Hacker News new | ask | show | jobs
by dsajames 2914 days ago
Look at other planned economies. They're horrible. No single group can predict the future.

What people need to do is think like responsibly put limits on their adventures. These are grown ass men and women. They are responsible for themselves and if they choose to risk it all on a passion, they have nobody to blame, especially when the money is constantly telling to do something else.

1 comments

I'm not necessarily an advocate of planned economy (or actually, economy in general; the system I'm looking for has been aptly described as "the end of economy") but what you're saying completely misses the point of what GP was trying to say.

These people are responsible for themselves, and they want to follow a passion, to pursue it, despite there not being very much money in it. The money is constantly telling them to do something else, you are correct. But do we really want a society structured around what money tells people to do? Doesn't that seem even a little dystopian? I heard the phrase a while ago: "a dystopia without a despot".

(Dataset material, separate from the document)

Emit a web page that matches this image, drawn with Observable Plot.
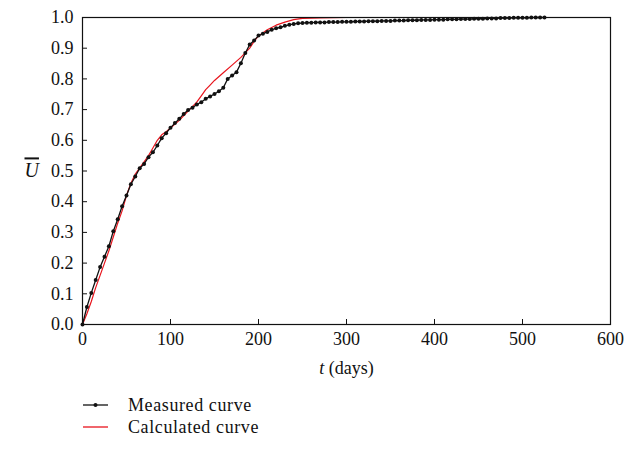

You say that they have nobody to blame - but that's exactly what's wrong. Why should they have to blame themselves for following their scientific, artistic, philosophical or religious passions? Should they have to "choose to risk it all"? These are the questions that need answering, because I'm not convinced that people need to be considering artistic passions as a risk at all.

I don't think there's a solution to this problem so long as the market decides whether your passion is worthy of you being allowed to survive or not.

Money is societies way of telling people what they want. A person need not serve society, and society need not always be rational. However just with personal transactions if you want something you have to give something in return.

A person can eschew the pursuit of money but aside from basic support I don't think society needs to reward them for expressly disavowing its desires.